After a short term in jail for political activism, he relocated to Madrid in the early 20th century. In this city his poems were first recognized by the Spanish literary and artistic circles; many notable artist and writers invited him to recite his poems at their reunions. This allowed Chocano to interact with prominent Spanish and Latin American intellectuals and artist such as Juan Gris, who become known by this pseudonym by signing the illustrations that he created for Chocano's book entitled Alma América and Poemas Indoespañoles (Soul America: Indo-Spanish poems) in 1906; Miguel de Unamuno, who wrote the prologue for Alma América; Marcelino Menéndez y Pelayo; and Rubén Darío; and thus his name reached a prominent status not only in Spain, but in France and all over Latin America. His 1906 poetry collection, Alma América, was offered and taken as a "New World" corrective to the purportedly cosmopolitan modernismo of Rubén Darío. Chocano was a sophisticated writer whose metrics and creativity were sought by many statesmen who contracted his services as a writer and adviser for many years. He worked for different regimes and traveled a decade and a half through Latin and Central America, where he befriended a variety of political figures from different points on the ideological spectrum, such as Pancho Villa in Mexico, Manuel Estrada Cabrera in Guatemala, and Woodrow Wilson in the USA, with whom he struck up a correspondence.
After the coup which deposed Estrada Cabrera in 1920, Chocano was briefly imprisoned, and subsequently returned to Peru, where he became associated with President Augusto B. Leguía. On November 5, 1922, Chocano was recognized by the government of Peru as a most notable poet of Peru, he was laureated as "The Poet of America" in a ceremony featuring Leguia himself, various ministers, delegates from all the provinces of Peru, and a number of young and established writers.

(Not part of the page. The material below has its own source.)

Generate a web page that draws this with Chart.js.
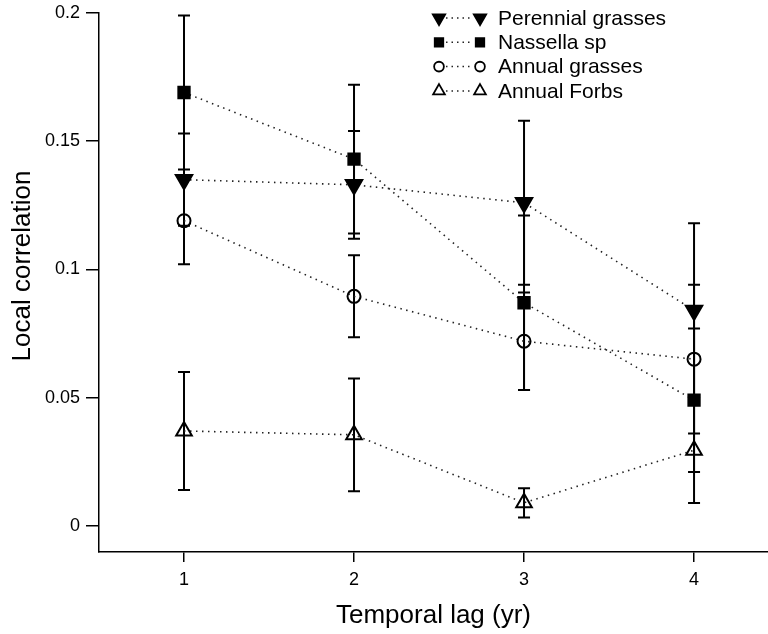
<!DOCTYPE html>
<html>
<head>
<meta charset="utf-8">
<script src="https://cdn.jsdelivr.net/npm/chart.js@4/dist/chart.umd.min.js"></script>
<style>
  html, body { margin: 0; padding: 0; background: #fff; }
  #wrap { width: 768px; height: 634px; }
</style>
</head>
<body>
<div id="wrap"><canvas id="myChart" width="768" height="634"></canvas></div>
<script>
// values
const lags = [1, 2, 3, 4];
const xTicks = [1, 2, 3, 4];
const yTicks = [0, 0.05, 0.1, 0.15, 0.2];
const yTickLabels = ['0', '0.05', '0.1', '0.15', '0.2'];

const perennial = [0.135, 0.133, 0.126, 0.084];
const perennialErr = [0.018, 0.021, 0.032, 0.034];
const nassella = [0.169, 0.143, 0.087, 0.049];
const nassellaErr = [0.030, 0.029, 0.034, 0.028];
const annualGrasses = [0.119, 0.0895, 0.072, 0.065];
const annualGrassesErr = [0.017, 0.016, 0.019, 0.029];
const annualForbs = [0.037, 0.0355, 0.009, 0.0295];
const annualForbsErr = [0.023, 0.022, 0.0057, 0.0206];

const seriesNames = ['Perennial grasses', 'Nassella sp', 'Annual grasses', 'Annual Forbs'];
const yTitle = 'Local correlation';

Chart.defaults.font.family = '"Liberation Sans", Arial, sans-serif';
Chart.defaults.color = '#000';

const pts = arr => arr.map((v, i) => ({ x: lags[i], y: v }));

function makeSet(label, vals, errs, style, rot, radius, filled) {
    return {
        label: label,
        data: pts(vals),
        errs: errs,
        borderColor: '#222',
        borderWidth: 1.6,
        borderDash: [1.5, 4.5],
        pointStyle: style,
        rotation: rot,
        pointRadius: radius,
        pointBorderColor: '#000',
        pointBorderWidth: 2,
        pointBackgroundColor: filled ? '#000' : 'rgba(0,0,0,0)',
        fill: false,
        tension: 0
    };
}

// vertical error bars with caps, drawn under the markers
const errorBars = {
    id: 'errorBars',
    beforeDatasetsDraw(chart) {
        const c = chart.ctx, xs = chart.scales.x, ys = chart.scales.y;
        c.save();
        c.strokeStyle = '#000';
        c.lineWidth = 2;
        chart.data.datasets.forEach(ds => {
            ds.data.forEach((p, i) => {
                const x = xs.getPixelForValue(p.x);
                const lo = ys.getPixelForValue(p.y - ds.errs[i]);
                const hi = ys.getPixelForValue(p.y + ds.errs[i]);
                c.beginPath();
                c.moveTo(x, lo); c.lineTo(x, hi);
                c.moveTo(x - 6, lo); c.lineTo(x + 6, lo);
                c.moveTo(x - 6, hi); c.lineTo(x + 6, hi);
                c.stroke();
            });
        });
        c.restore();
    }
};

// legend (marker ... marker  label) and the y title, which sits a bit above centre
const dotLegend = {
    id: 'dotLegend',
    afterDraw(chart) {
        const c = chart.ctx;
        const x1 = 439, x2 = 480, xt = 498, y0 = 18, dy = 24.3;
        c.save();
        chart.data.datasets.forEach((ds, i) => {
            const y = y0 + i * dy;
            c.strokeStyle = '#222';
            c.lineWidth = 1.5;
            c.setLineDash([1.5, 4]);
            c.beginPath(); c.moveTo(x1 + 7, y); c.lineTo(x2 - 7, y); c.stroke();
            c.setLineDash([]);
            const opts = {
                pointStyle: ds.pointStyle, rotation: ds.rotation,
                radius: ds.pointRadius * 0.75, borderWidth: 1.8
            };
            c.fillStyle = ds.pointBackgroundColor;
            c.strokeStyle = '#000';
            c.lineWidth = 1.8;
            Chart.helpers.drawPoint(c, opts, x1, y);
            Chart.helpers.drawPoint(c, opts, x2, y);
            c.fillStyle = '#000';
            c.font = '21px "Liberation Sans", Arial, sans-serif';
            c.textBaseline = 'middle';
            c.textAlign = 'left';
            c.fillText(ds.label, xt, y + 1);
        });
        c.translate(23, 266);
        c.rotate(-Math.PI / 2);
        c.font = '26px "Liberation Sans", Arial, sans-serif';
        c.textAlign = 'center';
        c.textBaseline = 'middle';
        c.fillText(yTitle, 0, 0);
        c.restore();
    }
};

const ctx = document.getElementById('myChart');

let chart = new Chart(ctx, {
    type: 'line',
    data: {
        datasets: [
            makeSet(seriesNames[0], perennial, perennialErr, 'triangle', 180, 9.5, true),
            makeSet(seriesNames[1], nassella, nassellaErr, 'rect', 0, 8, true),
            makeSet(seriesNames[2], annualGrasses, annualGrassesErr, 'circle', 0, 6.5, false),
            makeSet(seriesNames[3], annualForbs, annualForbsErr, 'triangle', 0, 9, false)
        ]
    },
    options: {
        responsive: false,
        animation: false,
        devicePixelRatio: 1,
        layout: { autoPadding: false, padding: { top: 13, right: 0, left: 0, bottom: 0 } },
        plugins: {
            legend: { display: false },
            tooltip: { enabled: false }
        },
        scales: {
            x: {
                type: 'linear',
                min: 0.5,
                max: 4.435,
                afterBuildTicks: s => { s.ticks = xTicks.map(v => ({ value: v })); },
                afterFit: s => { s.height = 82; s.paddingLeft = 0; s.paddingRight = 0; },
                ticks: { font: { size: 18 }, padding: 7, callback: v => String(v) },
                grid: { drawOnChartArea: false, drawTicks: true, tickLength: 10, color: '#000', lineWidth: 1.5 },
                border: { display: true, color: '#000', width: 1.5 },
                title: { display: true, text: 'Temporal lag (yr)', font: { size: 26 }, padding: { top: 0, bottom: 3 } }
            },
            y: {
                type: 'linear',
                min: -0.0102,
                max: 0.2,
                afterBuildTicks: s => { s.ticks = yTicks.map(v => ({ value: v })); },
                afterFit: s => { s.width = 99; s.paddingTop = 0; s.paddingBottom = 0; },
                ticks: {
                    font: { size: 18 }, padding: 6,
                    callback: v => yTickLabels[yTicks.indexOf(v)]
                },
                grid: { drawOnChartArea: false, drawTicks: true, tickLength: 13, color: '#000', lineWidth: 1.5 },
                border: { display: true, color: '#000', width: 1.5 },
                title: { display: false }
            }
        }
    },
    plugins: [errorBars, dotLegend]
});
</script>
</body>
</html>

Three years later, Chocano became embroiled in a dispute with Mexican intellectual José Vasconcelos; when Peruvian students sided with Vasconcelos, Chocano phoned the journalist Edwin Elmore to complain about his recent article on the polemic; insults and threats quickly followed. Elmore dashed off an article detailing Chocano's attack on him, and hurried to his office at the newspaper "El Comercio" to insert it. Unfortunately, as Elmore left the building, Chocano arrived at it, and after Elmore slapped Chocano, the latter pulled a gun and shot the young journalist in the stomach. Elmore died soon after.

Released after two years in jail, Chocano moved to Santiago, where he lived in dire poverty while preparing a new collection of poetry, Primicias de Oro de Indias. He was stabbed to death on a streetcar in 1934; reports are divided as to whether his assassin was a stranger, a madman, or a rival in a love affair. It is thought that his murder had to do with his political positions.

==Style==
Chocano is considered one of the most important leaders of the Latin-American Modernism, sharing this distinction with Ruben Darío (Nicaragua), Manuel González Prada (Peru), José Martí (Cuba), Manuel Gutiérrez Nájera (Mexico), José Asunción Silva (Colombia) and others. However, Chocano's style is difficult to classify exactly, since it is very diverse and copious: for instance, some experts state that his writing is nearer to romanticism that to modernism; while others, like the American critic, Willis Knapp Jones, have denominated Chocano's work as "novomundista", i.e., a poet writing about the "new World" or America. Chocano was a very prolific poet, who also wrote epic and lyric poems.